Bad Times at the El Royale 4K Blu-ray Movie, Audio Quality  5.0 of 5

This 4K version of Bad Times at the El Royale features a wonderfully immersive Dolby Atmos track that admittedly may not provide a ton of midair "showy" sonics, but which delivers a glut of surround activity courtesy of the many (as in many) uses of music within the film. While perhaps not at "Powell Pressburger" levels of "composed film", Goddard's use of various tunes throughout this enterprise really ups the sound design ante, and the Atmos presentation is flawless. Several jolts of energy courtesy of sudden violence also are more visceral in this presentation. Dialogue and effects are all offered with superb fidelity and no problems whatsoever.


Bad Times at the El Royale 4K Blu-ray Movie, Special Features and Extras  n/a of 5

Fox doesn't include any supplements on the 4K version of the film. The rather interesting making of featurette described in our Bad Times at the El Royale Blu-ray review is of course included on the 1080p Blu-ray in this package.


Bad Times at the El Royale 4K Blu-ray Movie, Overall Score and Recommendation  3.5 of 5

Could Bad Times at the El Royale have been tightened and provided clearer exposition with regard to at least a couple of its characters' stories? Absolutely. I for one am still unclear who was killed in a couple of flashbacks involving both Rose and Miles, the brief allusion to Darlene's recording career is just left hanging, and a whole subplot of the secret canister of film struck me as completely needless.
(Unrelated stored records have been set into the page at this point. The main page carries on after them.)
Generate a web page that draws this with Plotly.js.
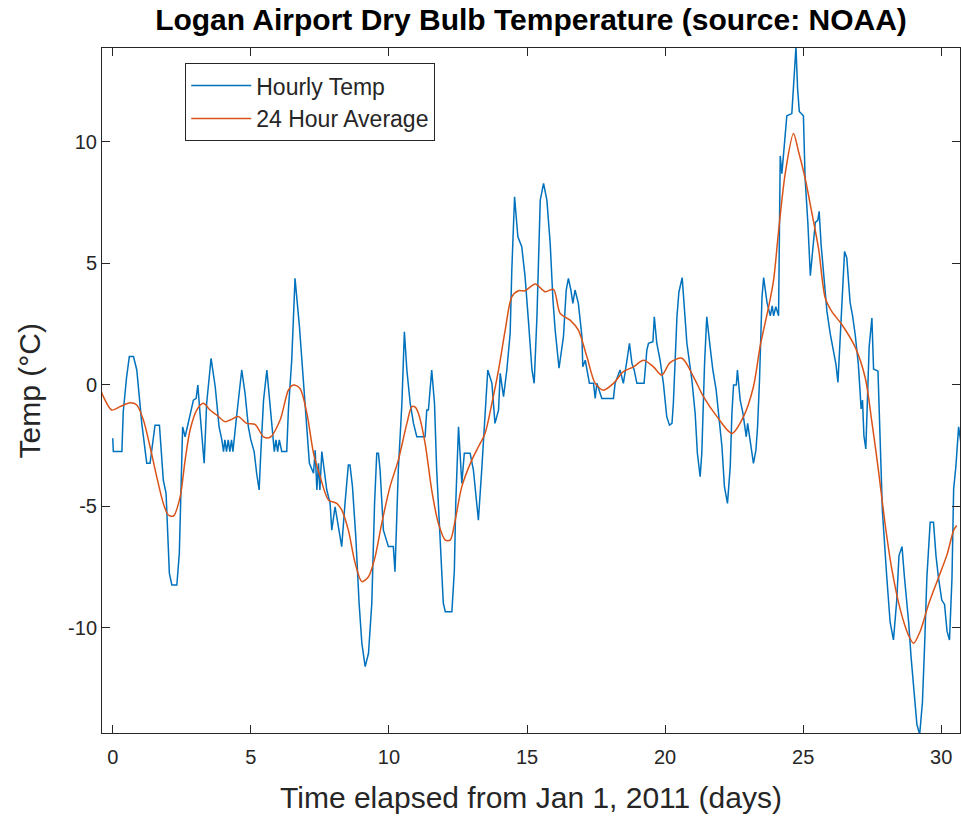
<!DOCTYPE html>
<html>
<head>
<meta charset="utf-8">
<script src="https://cdn.plot.ly/plotly-3.0.1.min.js"></script>
<style>html,body{margin:0;padding:0;background:#fff;}#chart{width:961px;height:820px;}</style>
</head>
<body>
<div id="chart"></div>
<script>
const chartTitle = "Logan Airport Dry Bulb Temperature (source: NOAA)";
const xLabel = "Time elapsed from Jan 1, 2011 (days)";
const yLabel = "Temp (°C)";
const seriesNames = ["Hourly Temp", "24 Hour Average"];
const xTicks = [0, 5, 10, 15, 20, 25, 30];
const yTicks = [-10, -5, 0, 5, 10];

const hourlyDays = [0.00,0.02,0.33,0.38,0.50,0.60,0.75,0.87,1.05,1.23,1.35,1.41,1.53,1.69,1.83,1.93,2.05,2.14,2.32,2.41,2.53,2.62,2.70,2.80,2.92,3.02,3.08,3.14,3.22,3.31,3.40,3.56,3.71,3.85,3.95,4.01,4.06,4.12,4.18,4.24,4.30,4.35,4.47,4.67,4.79,4.91,5.00,5.12,5.21,5.30,5.36,5.46,5.58,5.70,5.79,5.85,5.91,5.97,6.03,6.12,6.30,6.36,6.48,6.60,6.76,6.93,7.12,7.27,7.33,7.39,7.45,7.50,7.57,7.75,7.87,7.93,8.05,8.11,8.20,8.29,8.41,8.53,8.59,8.68,8.80,8.92,9.02,9.14,9.26,9.38,9.48,9.56,9.62,9.68,9.80,9.98,10.16,10.22,10.34,10.47,10.56,10.65,10.77,10.89,11.01,11.31,11.37,11.43,11.55,11.65,11.73,11.85,11.97,12.04,12.28,12.37,12.42,12.52,12.64,12.73,12.94,13.06,13.15,13.24,13.36,13.48,13.58,13.73,13.78,13.84,13.97,14.03,14.15,14.27,14.39,14.45,14.55,14.67,14.81,14.93,15.05,15.18,15.26,15.36,15.48,15.60,15.72,15.84,15.94,16.02,16.16,16.32,16.42,16.50,16.59,16.66,16.74,16.86,16.99,17.02,17.11,17.17,17.26,17.41,17.47,17.53,17.71,18.13,18.19,18.37,18.49,18.62,18.71,18.80,18.88,18.98,19.24,19.34,19.40,19.56,19.61,19.70,19.82,19.94,20.06,20.16,20.25,20.30,20.43,20.50,20.62,20.79,20.97,21.09,21.17,21.27,21.33,21.43,21.51,21.63,21.73,21.85,21.93,22.06,22.15,22.26,22.36,22.42,22.48,22.58,22.62,22.72,22.82,22.88,22.94,22.99,23.06,23.14,23.20,23.29,23.35,23.42,23.51,23.57,23.69,23.81,23.88,23.93,24.01,24.11,24.17,24.23,24.29,24.41,24.59,24.69,24.74,24.80,24.86,25.01,25.07,25.17,25.26,25.32,25.44,25.53,25.58,25.65,25.74,25.86,25.98,26.10,26.19,26.26,26.34,26.43,26.50,26.58,26.70,26.79,26.88,27.00,27.07,27.10,27.15,27.20,27.27,27.34,27.39,27.49,27.55,27.71,27.79,27.87,28.03,28.15,28.27,28.39,28.47,28.58,28.67,28.82,28.91,29.00,29.12,29.22,29.32,29.40,29.48,29.60,29.72,29.81,29.90,30.02,30.12,30.21,30.30,30.39,30.45,30.53,30.63,30.72];
const hourlyTemps = [-2.21,-2.76,-2.76,-1.12,0.30,1.15,1.15,0.60,-1.60,-3.24,-3.24,-2.76,-1.67,-1.67,-3.93,-4.48,-7.77,-8.25,-8.25,-6.95,-1.74,-2.15,-1.74,-1.12,-0.64,-0.57,-0.02,-0.91,-2.00,-3.24,-0.77,1.08,-0.09,-1.74,-2.28,-2.76,-2.28,-2.76,-2.28,-2.76,-2.28,-2.76,-1.46,0.60,-0.36,-1.74,-2.28,-2.76,-3.65,-4.34,-2.83,-0.64,0.60,-0.91,-2.28,-2.76,-2.28,-2.76,-2.28,-2.76,-2.76,-1.05,1.00,4.37,2.38,-0.36,-3.24,-3.65,-2.70,-4.34,-3.24,-4.34,-2.76,-4.34,-4.89,-5.99,-5.03,-5.44,-5.99,-6.67,-4.89,-3.31,-3.31,-4.20,-6.26,-9.00,-10.65,-11.61,-11.06,-9.00,-4.89,-2.83,-2.83,-3.52,-5.99,-6.67,-6.67,-7.70,-3.52,-0.77,2.17,0.60,-0.77,-1.60,-2.15,-2.15,-1.05,-1.05,0.60,-0.77,-3.52,-6.26,-9.00,-9.35,-9.35,-7.63,-4.89,-1.74,-4.07,-2.83,-2.83,-3.52,-4.62,-5.58,-3.52,-1.05,0.60,0.05,-0.77,-1.60,-1.05,0.46,-0.50,0.60,2.10,4.71,7.73,6.08,5.67,4.44,2.65,0.60,0.05,2.79,7.59,8.28,7.59,5.81,3.48,2.24,0.67,1.97,3.89,4.37,3.89,3.34,3.89,3.34,1.97,0.73,1.00,0.60,0.05,0.05,-0.57,0.05,-0.57,-0.57,0.05,0.60,0.05,1.00,1.70,0.87,0.60,0.05,0.05,1.42,1.70,1.76,2.79,1.70,1.00,0.05,-1.32,-1.67,-1.60,-0.77,2.79,3.80,4.40,1.70,0.19,-1.19,-2.83,-3.79,-2.83,0.87,2.79,1.56,0.60,-0.23,-1.19,-2.56,-4.20,-4.89,-3.38,-1.19,-0.02,-0.02,0.60,-0.64,-1.19,-1.74,-2.15,-1.60,-2.15,-2.70,-3.24,-2.70,-1.74,0.19,3.61,4.40,3.38,2.83,3.24,2.83,3.20,2.83,9.41,8.68,9.41,11.06,11.15,12.89,13.89,12.16,11.24,11.06,8.50,6.67,4.48,5.21,6.67,6.76,7.13,5.76,4.48,3.02,2.10,1.37,0.82,0.09,2.10,4.11,5.48,5.21,3.38,2.83,2.10,0.82,-0.64,-1.00,-0.64,-2.10,-2.65,-0.64,1.55,2.74,0.64,0.55,-2.47,-5.21,-7.95,-9.78,-10.51,-8.87,-7.04,-6.67,-7.95,-9.78,-11.24,-12.52,-13.99,-14.40,-13.07,-10.69,-7.95,-5.67,-5.67,-7.04,-7.95,-8.87,-9.05,-10.15,-10.51,-7.95,-4.30,-3.38,-1.74,-2.47];

const avgDays = [-0.46,-0.34,-0.04,0.26,0.63,0.87,1.11,1.35,1.59,1.83,2.01,2.20,2.44,2.62,2.80,3.04,3.28,3.52,3.77,4.07,4.25,4.55,4.85,5.15,5.46,5.70,6.06,6.36,6.54,6.78,7.03,7.27,7.51,7.81,8.11,8.29,8.53,8.78,9.02,9.26,9.50,9.74,10.04,10.34,10.65,10.83,10.95,11.07,11.31,11.55,11.79,12.04,12.22,12.40,12.64,13.00,13.24,13.48,13.73,13.97,14.21,14.45,14.69,14.93,15.30,15.66,15.96,16.20,16.56,16.86,17.17,17.47,17.77,18.13,18.49,18.86,19.22,19.58,19.88,20.18,20.61,21.03,21.39,21.88,22.42,22.84,23.20,23.44,23.75,23.93,24.11,24.35,24.65,24.83,25.07,25.32,25.56,25.80,26.03,26.40,26.88,27.25,27.49,27.73,27.97,28.21,28.51,28.82,29.00,29.24,29.54,29.90,30.21,30.45,30.56];
const avgTemps = [-0.16,-0.50,-1.05,-0.91,-0.75,-0.84,-1.46,-2.56,-3.79,-4.89,-5.37,-5.41,-4.62,-3.11,-1.87,-1.05,-0.77,-1.05,-1.26,-1.53,-1.46,-1.32,-1.60,-1.64,-2.15,-2.17,-1.46,-0.23,-0.02,-0.16,-1.19,-2.83,-3.79,-4.75,-4.89,-5.16,-5.99,-7.36,-8.11,-7.91,-7.09,-5.71,-4.20,-3.11,-1.60,-0.91,-0.93,-1.19,-2.42,-4.34,-5.71,-6.40,-6.40,-5.58,-4.20,-3.11,-2.56,-2.01,-0.77,0.60,2.24,3.61,3.86,3.86,4.14,3.82,3.92,2.93,2.65,2.24,1.14,0.05,-0.23,0.05,0.53,0.73,1.00,0.73,0.39,0.90,1.08,0.32,-0.50,-1.32,-2.01,-1.32,-0.09,1.56,3.20,4.30,6.31,8.68,10.33,9.60,8.50,7.04,5.58,3.56,3.02,2.47,1.55,0.27,-1.55,-3.56,-5.76,-7.59,-9.23,-10.33,-10.65,-10.15,-9.05,-7.95,-7.00,-6.00,-5.80];

const FONT = "Liberation Sans, Arial, Helvetica, sans-serif";
const AX = "#262626";

const traces = [
  {x: hourlyDays, y: hourlyTemps, name: seriesNames[0], type: "scatter", mode: "lines",
   line: {color: "#0072BD", width: 1.5}},
  {x: avgDays, y: avgTemps, name: seriesNames[1], type: "scatter", mode: "lines",
   line: {color: "#D95319", width: 1.5, shape: "spline", smoothing: 0.8}}
];

const axisCommon = {
  showgrid: false, zeroline: false, showline: true, linecolor: AX, linewidth: 1,
  mirror: "ticks", ticks: "inside", ticklen: 8, tickcolor: AX, tickwidth: 1,
  tickfont: {family: FONT, size: 20, color: AX}
};

const layout = {
  width: 961, height: 820,
  paper_bgcolor: "#fff", plot_bgcolor: "#fff",
  margin: {l: 102, r: 1, t: 48, b: 87},
  showlegend: true,
  title: {text: "<b>" + chartTitle + "</b>", font: {family: FONT, size: 30, color: "#000"},
          x: 0.5, xref: "paper", xanchor: "center", y: 0.976, yref: "container", yanchor: "middle"},
  xaxis: Object.assign({}, axisCommon, {
    range: [-0.39, 30.68], tickvals: xTicks, ticktext: xTicks.map(String),
    ticklabelstandoff: 6,
    title: {text: xLabel, font: {family: FONT, size: 30, color: AX}, standoff: 19}
  }),
  yaxis: Object.assign({}, axisCommon, {
    range: [-14.34, 13.85], tickvals: yTicks, ticktext: yTicks.map(String)
  }),
  annotations: [{
    text: yLabel, textangle: -90, showarrow: false,
    xref: "paper", yref: "paper", x: -0.084, y: 0.5, xanchor: "center", yanchor: "middle",
    font: {family: FONT, size: 30, color: AX}
  }],
  legend: {x: 0.097, y: 0.978, xanchor: "left", yanchor: "top", xref: "paper", yref: "paper",
           bgcolor: "#fff", bordercolor: AX, borderwidth: 1, itemwidth: 60,
           font: {family: FONT, size: 23, color: AX}, tracegroupgap: 0}
};

Plotly.newPlot("chart", traces, layout, {displayModeBar: false, staticPlot: true});
</script>
</body>
</html>
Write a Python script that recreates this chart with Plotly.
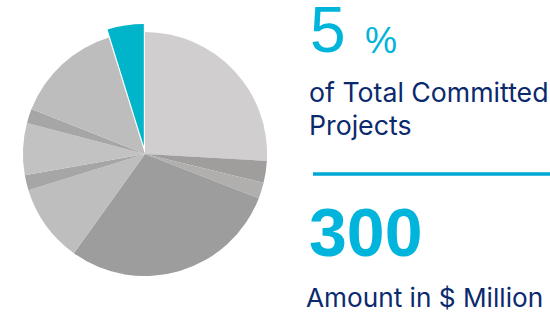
import plotly.graph_objects as go

slice_labels = ["A", "B", "C", "D", "E", "F", "G", "H", "I", "Committed"]
slice_values = [25.9, 2.9, 2.1, 29.0, 10.3, 2.0, 6.9, 1.9, 14.2, 4.8]
slice_colors = ["#d0cecf", "#a09d9d", "#b1aeae", "#9d9d9d", "#bebebe",
                "#a6a6a6", "#c2c2c2", "#a6a6a6", "#bdbdbd", "#00b5ca"]
slice_pull = [0, 0, 0, 0, 0, 0, 0, 0, 0, 0.065]

percent_text = "5"
amount_text = "300"

fig = go.Figure(go.Pie(
    labels=slice_labels, values=slice_values, sort=False,
    direction="clockwise", rotation=0,
    marker=dict(colors=slice_colors, line=dict(width=0)),
    pull=slice_pull, textinfo="none", hoverinfo="label+percent",
    domain=dict(x=[15/550, 275/550], y=[28/312, 288/312]),
    showlegend=False,
))

navy = "#0b2a6e"
cyan = "#00b4dc"
font = "Inter"
numfont = "Liberation Sans"

anns = [
    dict(text=percent_text, x=309, y=312-67, xanchor="left", yanchor="bottom",
         font=dict(size=64, color=cyan, family=numfont)),
    dict(text="%", x=364, y=312-62, xanchor="left", yanchor="bottom",
         font=dict(size=36, color=cyan, family=numfont)),
    dict(text="of Total Committed", x=308, y=312-109, xanchor="left", yanchor="bottom",
         font=dict(size=26.7, color=navy, family=font)),
    dict(text="Projects", x=308, y=312-142, xanchor="left", yanchor="bottom",
         font=dict(size=26.7, color=navy, family=font)),
    dict(text="<b>" + amount_text + "</b>", x=308, y=312-271, xanchor="left", yanchor="bottom",
         font=dict(size=68, color=cyan, family=numfont)),
    dict(text="Amount in $ Million", x=305, y=312-314, xanchor="left", yanchor="bottom",
         font=dict(size=26.2, color=navy, family=font)),
]
for a in anns:
    a.update(xref="paper", yref="paper", showarrow=False, borderpad=0)
    a["x"] = a["x"] / 550
    a["y"] = a["y"] / 312

fig.update_layout(
    width=550, height=312, margin=dict(l=0, r=0, t=0, b=0),
    paper_bgcolor="white", plot_bgcolor="white",
    annotations=anns,
    shapes=[dict(type="line", xref="paper", yref="paper",
                 x0=313/550, x1=1, y0=(312-174)/312, y1=(312-174)/312,
                 line=dict(color="#00a9d4", width=3.5))],
)
fig.write_html("out.html", config={"displayModeBar": False},
               post_script="document.body.style.margin='0';")
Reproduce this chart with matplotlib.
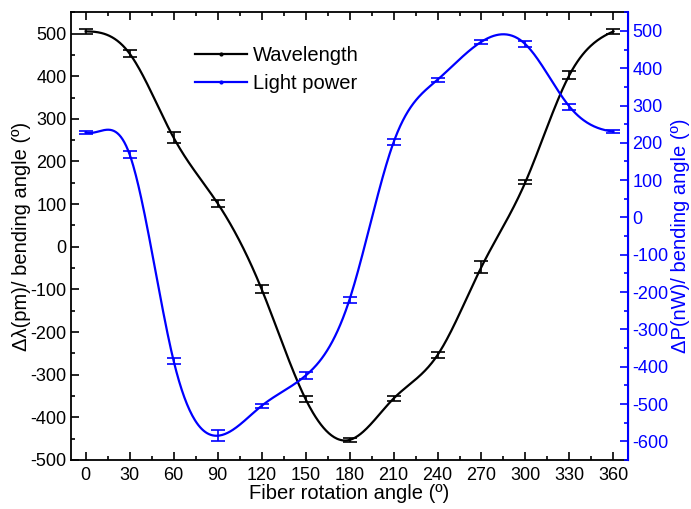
import numpy as np
import matplotlib
matplotlib.use("Agg")
import matplotlib.pyplot as plt
from matplotlib.lines import Line2D
from matplotlib.ticker import MultipleLocator

plt.rcParams['font.family'] = ['Liberation Sans', 'DejaVu Sans']
plt.rcParams['axes.unicode_minus'] = False

angle = np.arange(0, 361, 30)
wavelength = np.array([505, 453, 256, 102, -99, -357, -453, -356, -254, -47, 152, 403, 505])
wavelength_err = np.array([6, 8, 12, 8, 10, 8, 5, 6, 8, 14, 5, 10, 6])
power = np.array([228, 169, -384, -585, -505, -424, -220, 201, 369, 471, 464, 297, 230])
power_err = np.array([5, 9, 8, 15, 6, 10, 8, 8, 5, 5, 8, 8, 5])

BLUE = '#0000ff'


def clamped_spline(x, y, d0=0.0, dn=0.0, n=600):
    # cubic spline through the measured points with fixed end slopes (line drawing only)
    x = np.asarray(x, float)
    y = np.asarray(y, float)
    h = np.diff(x)
    m = len(x)
    A = np.zeros((m, m))
    b = np.zeros(m)
    A[0, 0], A[0, 1] = 2 * h[0], h[0]
    b[0] = 6 * ((y[1] - y[0]) / h[0] - d0)
    A[-1, -2], A[-1, -1] = h[-1], 2 * h[-1]
    b[-1] = 6 * (dn - (y[-1] - y[-2]) / h[-1])
    for i in range(1, m - 1):
        A[i, i - 1] = h[i - 1]
        A[i, i] = 2 * (h[i - 1] + h[i])
        A[i, i + 1] = h[i]
        b[i] = 6 * ((y[i + 1] - y[i]) / h[i] - (y[i] - y[i - 1]) / h[i - 1])
    M = np.linalg.solve(A, b)
    xs = np.linspace(x[0], x[-1], n)
    idx = np.clip(np.searchsorted(x, xs) - 1, 0, m - 2)
    x0, x1 = x[idx], x[idx + 1]
    hh = x1 - x0
    t0, t1 = x1 - xs, xs - x0
    ys = (M[idx] * t0 ** 3 + M[idx + 1] * t1 ** 3) / (6 * hh) \
        + (y[idx] / hh - M[idx] * hh / 6) * t0 \
        + (y[idx + 1] / hh - M[idx + 1] * hh / 6) * t1
    return xs, ys


fig = plt.figure(figsize=(6.91, 5.09), dpi=100)
ax = fig.add_axes([0.1027, 0.0963, 0.8063, 0.8797])
ax2 = ax.twinx()

xs, ys = clamped_spline(angle, wavelength, 0.0, 1.5)
ax.plot(xs, ys, color='black', lw=1.6)
ax.errorbar(angle, wavelength, yerr=wavelength_err, fmt='none', ecolor='black',
            elinewidth=1.2, capsize=5, capthick=1.2)

xs, ys = clamped_spline(angle, power, -1.2, -0.5)
ax2.plot(xs, ys, color=BLUE, lw=1.6)
ax2.errorbar(angle, power, yerr=power_err, fmt='none', ecolor=BLUE,
             elinewidth=1.2, capsize=5, capthick=1.2)

ax.set_xlim(-10, 370)
ax.set_ylim(-500, 550)
ax2.set_ylim(-650, 550)

ax.xaxis.set_major_locator(MultipleLocator(30))
ax.xaxis.set_minor_locator(MultipleLocator(15))
ax.yaxis.set_major_locator(MultipleLocator(100))
ax.yaxis.set_minor_locator(MultipleLocator(50))
ax2.yaxis.set_major_locator(MultipleLocator(100))
ax2.yaxis.set_minor_locator(MultipleLocator(50))

ax.tick_params(axis='x', which='both', direction='in', top=True, labelsize=13, pad=5)
ax.tick_params(axis='x', which='major', length=6, width=1.2)
ax.tick_params(axis='x', which='minor', length=3, width=1.2)
ax.tick_params(axis='y', which='both', direction='in', labelsize=13, pad=3)
ax.tick_params(axis='y', which='major', length=6, width=1.2)
ax.tick_params(axis='y', which='minor', length=3, width=1.2)
ax2.tick_params(axis='y', which='both', direction='in', colors=BLUE, labelsize=13, pad=3)
ax2.tick_params(axis='y', which='major', length=6, width=1.2)
ax2.tick_params(axis='y', which='minor', length=3, width=1.2)

for side in ['left', 'top', 'bottom']:
    ax.spines[side].set_linewidth(1.3)
ax2.spines['right'].set_color(BLUE)
ax2.spines['right'].set_linewidth(1.5)
ax2.spines['left'].set_visible(False)
ax2.spines['top'].set_visible(False)
ax2.spines['bottom'].set_visible(False)

ax.set_xlabel('Fiber rotation angle (º)', fontsize=14.5, labelpad=0)
ax.set_ylabel('Δλ(pm)/ bending angle (º)', fontsize=14.5, labelpad=0)
ax2.set_ylabel('ΔP(nW)/ bending angle (º)', fontsize=14.5, color=BLUE, labelpad=2)

handles = [
    Line2D([], [], color='black', lw=1.6, marker='.', markersize=4),
    Line2D([], [], color=BLUE, lw=1.6, marker='.', markersize=4),
]
ax.legend(handles, ['Wavelength', 'Light power'], loc='upper left',
          bbox_to_anchor=(0.19, 0.965), frameon=False, fontsize=14.5,
          handlelength=2.6, handletextpad=0.3, labelspacing=0.45, numpoints=1)

fig.savefig('out.png', dpi=100)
By the time Rose is literally swinging from the chandeliers during the film's chaotic climax, I can see how some viewers will be rolling their eyes at the excess of it all. But despite these ostensible missteps, I personally found Bad Times at the El Royale a lot of fun, and it is one of the few films in my recent memory which actually managed to surprise me with regard to at least a couple of "sudden deaths". Again, this is probably not a film for everyone, but for fans of this cast and writer-director, Bad Times at the El Royale comes Recommended.